**TASK INSTRUCTIONS:** Only the lines from the start of the data to the line containing "const ref = useRef<HTMLCanvasElement", both included, should be output, exactly and without pictures.
====
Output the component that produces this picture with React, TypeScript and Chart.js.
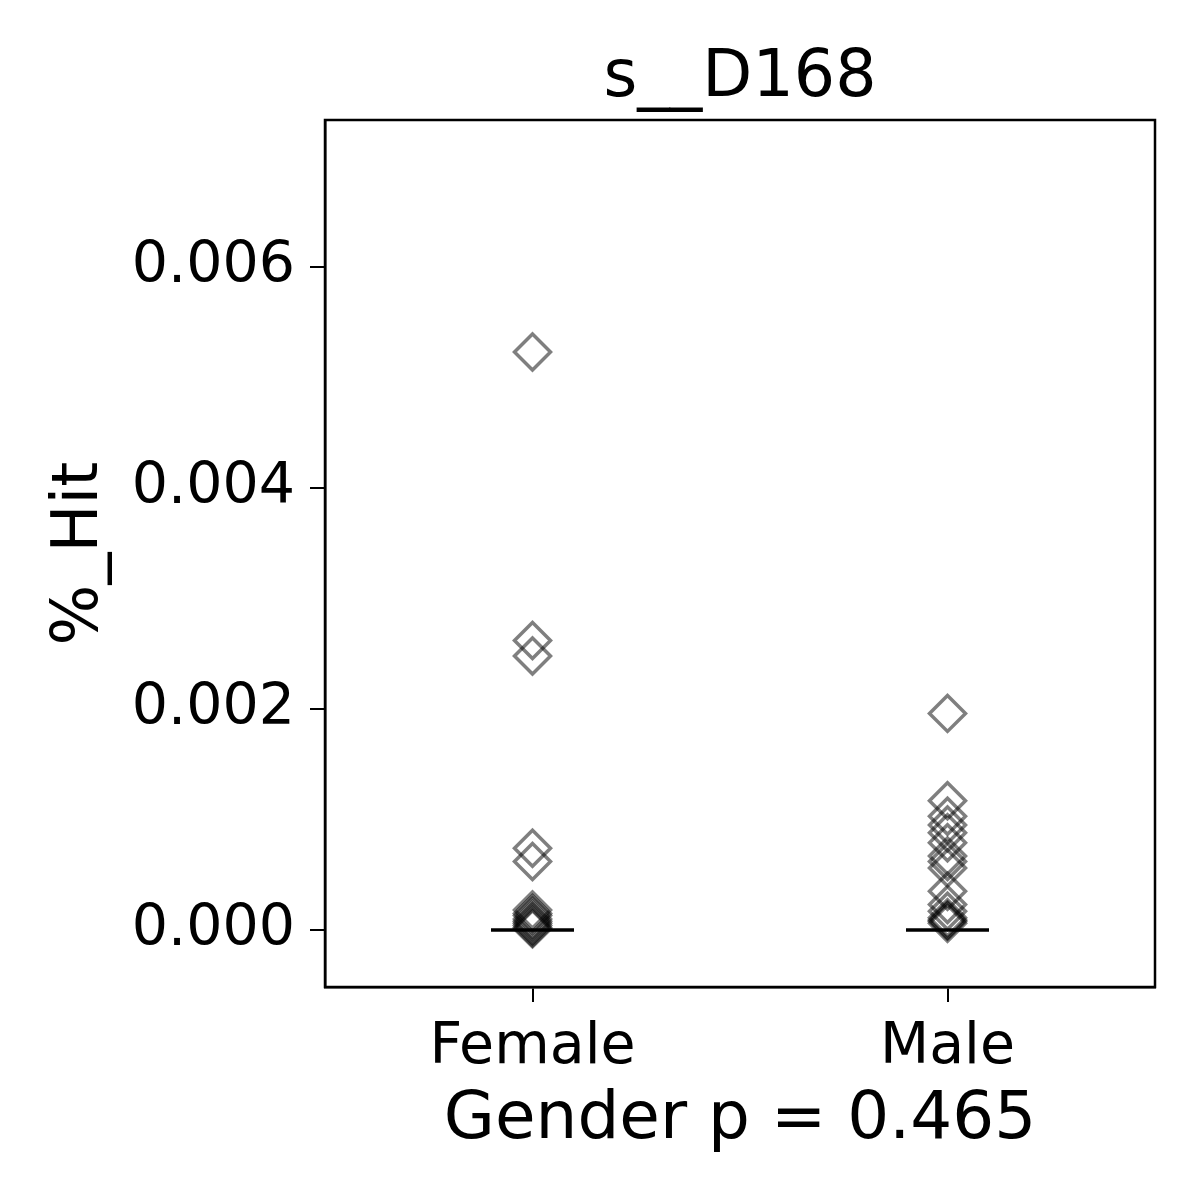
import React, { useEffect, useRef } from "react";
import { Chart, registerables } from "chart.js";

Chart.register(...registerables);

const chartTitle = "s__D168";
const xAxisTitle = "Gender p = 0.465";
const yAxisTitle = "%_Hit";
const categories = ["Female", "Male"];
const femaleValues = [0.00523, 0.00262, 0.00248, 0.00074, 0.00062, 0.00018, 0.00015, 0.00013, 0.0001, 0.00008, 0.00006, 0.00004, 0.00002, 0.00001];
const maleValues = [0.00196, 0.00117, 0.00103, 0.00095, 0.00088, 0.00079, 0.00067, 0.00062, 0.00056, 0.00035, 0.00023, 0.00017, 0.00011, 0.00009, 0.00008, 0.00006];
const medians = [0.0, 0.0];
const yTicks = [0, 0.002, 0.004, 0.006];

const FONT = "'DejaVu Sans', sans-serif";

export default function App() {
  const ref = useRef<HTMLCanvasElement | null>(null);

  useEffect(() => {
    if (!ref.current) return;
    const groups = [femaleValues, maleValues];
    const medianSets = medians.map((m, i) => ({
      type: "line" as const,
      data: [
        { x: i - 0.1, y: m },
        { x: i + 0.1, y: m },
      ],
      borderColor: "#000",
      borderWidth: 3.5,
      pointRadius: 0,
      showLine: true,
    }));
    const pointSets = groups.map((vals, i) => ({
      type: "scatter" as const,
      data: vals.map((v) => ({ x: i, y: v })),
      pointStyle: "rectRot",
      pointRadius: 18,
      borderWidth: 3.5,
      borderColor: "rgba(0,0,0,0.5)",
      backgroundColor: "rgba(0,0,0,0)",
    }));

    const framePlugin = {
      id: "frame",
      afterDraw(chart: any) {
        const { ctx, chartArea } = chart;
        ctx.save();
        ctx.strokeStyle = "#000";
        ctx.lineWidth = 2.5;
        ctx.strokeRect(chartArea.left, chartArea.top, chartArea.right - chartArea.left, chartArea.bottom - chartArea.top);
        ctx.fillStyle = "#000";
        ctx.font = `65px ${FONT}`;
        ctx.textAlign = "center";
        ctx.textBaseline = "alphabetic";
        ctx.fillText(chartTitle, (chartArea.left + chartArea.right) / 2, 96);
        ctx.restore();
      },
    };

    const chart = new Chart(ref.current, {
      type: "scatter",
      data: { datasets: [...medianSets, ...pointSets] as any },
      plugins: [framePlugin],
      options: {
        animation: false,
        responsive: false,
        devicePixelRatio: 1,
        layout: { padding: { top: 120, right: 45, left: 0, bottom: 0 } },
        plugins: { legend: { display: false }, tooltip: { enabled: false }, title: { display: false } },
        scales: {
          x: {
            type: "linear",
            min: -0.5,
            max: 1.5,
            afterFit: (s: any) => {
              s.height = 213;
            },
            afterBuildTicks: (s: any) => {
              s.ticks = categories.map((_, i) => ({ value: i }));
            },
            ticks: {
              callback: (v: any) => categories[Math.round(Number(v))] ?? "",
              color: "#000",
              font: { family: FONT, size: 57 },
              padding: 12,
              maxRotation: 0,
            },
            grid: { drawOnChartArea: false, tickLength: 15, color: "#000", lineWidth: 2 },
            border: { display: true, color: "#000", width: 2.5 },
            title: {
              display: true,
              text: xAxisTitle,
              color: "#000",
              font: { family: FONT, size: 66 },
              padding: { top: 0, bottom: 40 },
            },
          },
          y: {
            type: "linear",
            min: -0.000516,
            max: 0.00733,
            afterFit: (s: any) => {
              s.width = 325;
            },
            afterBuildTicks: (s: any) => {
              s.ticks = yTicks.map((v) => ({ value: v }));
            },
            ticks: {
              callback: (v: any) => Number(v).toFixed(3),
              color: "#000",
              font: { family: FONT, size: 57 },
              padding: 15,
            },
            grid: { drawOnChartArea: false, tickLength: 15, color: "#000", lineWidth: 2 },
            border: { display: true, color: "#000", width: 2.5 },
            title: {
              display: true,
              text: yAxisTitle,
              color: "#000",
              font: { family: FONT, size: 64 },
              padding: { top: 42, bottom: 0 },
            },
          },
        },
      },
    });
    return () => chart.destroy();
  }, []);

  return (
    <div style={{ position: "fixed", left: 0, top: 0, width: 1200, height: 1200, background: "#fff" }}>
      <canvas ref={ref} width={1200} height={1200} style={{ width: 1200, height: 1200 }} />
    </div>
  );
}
====
**SOLUTION FOR THIS PROBLEM:**
Output the component that produces this picture with React, TypeScript and Chart.js.
import React, { useEffect, useRef } from "react";
import { Chart, registerables } from "chart.js";

Chart.register(...registerables);

const chartTitle = "s__D168";
const xAxisTitle = "Gender p = 0.465";
const yAxisTitle = "%_Hit";
const categories = ["Female", "Male"];
const femaleValues = [0.00523, 0.00262, 0.00248, 0.00074, 0.00062, 0.00018, 0.00015, 0.00013, 0.0001, 0.00008, 0.00006, 0.00004, 0.00002, 0.00001];
const maleValues = [0.00196, 0.00117, 0.00103, 0.00095, 0.00088, 0.00079, 0.00067, 0.00062, 0.00056, 0.00035, 0.00023, 0.00017, 0.00011, 0.00009, 0.00008, 0.00006];
const medians = [0.0, 0.0];
const yTicks = [0, 0.002, 0.004, 0.006];

const FONT = "'DejaVu Sans', sans-serif";

export default function App() {
  const ref = useRef<HTMLCanvasElement | null>(null);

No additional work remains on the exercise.